• [Task details]
Set down exactly the lines of the listing below, please, beginning with the first and ending with the line that holds "157, 159, 161]".

───

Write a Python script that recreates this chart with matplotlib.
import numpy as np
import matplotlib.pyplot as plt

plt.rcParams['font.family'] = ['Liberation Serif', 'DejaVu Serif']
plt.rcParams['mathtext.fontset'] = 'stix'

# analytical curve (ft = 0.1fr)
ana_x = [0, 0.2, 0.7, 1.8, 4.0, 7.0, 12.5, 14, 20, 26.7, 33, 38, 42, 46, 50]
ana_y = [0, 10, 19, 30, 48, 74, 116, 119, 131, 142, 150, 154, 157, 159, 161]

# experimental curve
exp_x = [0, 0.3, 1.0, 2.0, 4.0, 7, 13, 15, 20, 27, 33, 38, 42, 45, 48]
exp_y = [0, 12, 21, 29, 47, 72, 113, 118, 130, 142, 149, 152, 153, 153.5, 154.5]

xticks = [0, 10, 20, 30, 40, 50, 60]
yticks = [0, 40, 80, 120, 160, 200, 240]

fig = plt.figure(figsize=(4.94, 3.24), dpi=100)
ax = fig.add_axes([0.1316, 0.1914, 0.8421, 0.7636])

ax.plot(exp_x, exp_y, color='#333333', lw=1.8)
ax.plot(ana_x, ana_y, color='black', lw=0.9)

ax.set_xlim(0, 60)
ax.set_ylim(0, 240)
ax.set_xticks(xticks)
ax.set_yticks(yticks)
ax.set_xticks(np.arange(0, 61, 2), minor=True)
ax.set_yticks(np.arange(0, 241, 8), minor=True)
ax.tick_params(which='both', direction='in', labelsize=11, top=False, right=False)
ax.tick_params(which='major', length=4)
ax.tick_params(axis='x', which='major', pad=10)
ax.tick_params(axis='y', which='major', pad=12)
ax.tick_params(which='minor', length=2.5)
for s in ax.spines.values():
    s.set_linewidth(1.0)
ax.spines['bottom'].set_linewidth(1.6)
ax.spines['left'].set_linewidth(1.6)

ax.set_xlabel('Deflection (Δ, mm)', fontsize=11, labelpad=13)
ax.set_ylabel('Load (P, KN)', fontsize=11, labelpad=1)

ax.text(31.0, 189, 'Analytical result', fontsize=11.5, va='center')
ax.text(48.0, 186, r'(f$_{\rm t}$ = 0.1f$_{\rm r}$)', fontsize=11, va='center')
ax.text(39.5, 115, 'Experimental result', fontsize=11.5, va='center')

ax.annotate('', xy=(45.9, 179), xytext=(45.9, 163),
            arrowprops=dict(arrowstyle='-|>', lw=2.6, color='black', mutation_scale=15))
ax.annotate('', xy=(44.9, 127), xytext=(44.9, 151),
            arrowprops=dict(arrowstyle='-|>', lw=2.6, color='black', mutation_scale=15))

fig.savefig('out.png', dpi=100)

───

• [Result]
Write a Python script that recreates this chart with matplotlib.
import numpy as np
import matplotlib.pyplot as plt

plt.rcParams['font.family'] = ['Liberation Serif', 'DejaVu Serif']
plt.rcParams['mathtext.fontset'] = 'stix'

# analytical curve (ft = 0.1fr)
ana_x = [0, 0.2, 0.7, 1.8, 4.0, 7.0, 12.5, 14, 20, 26.7, 33, 38, 42, 46, 50]
ana_y = [0, 10, 19, 30, 48, 74, 116, 119, 131, 142, 150, 154, 157, 159, 161]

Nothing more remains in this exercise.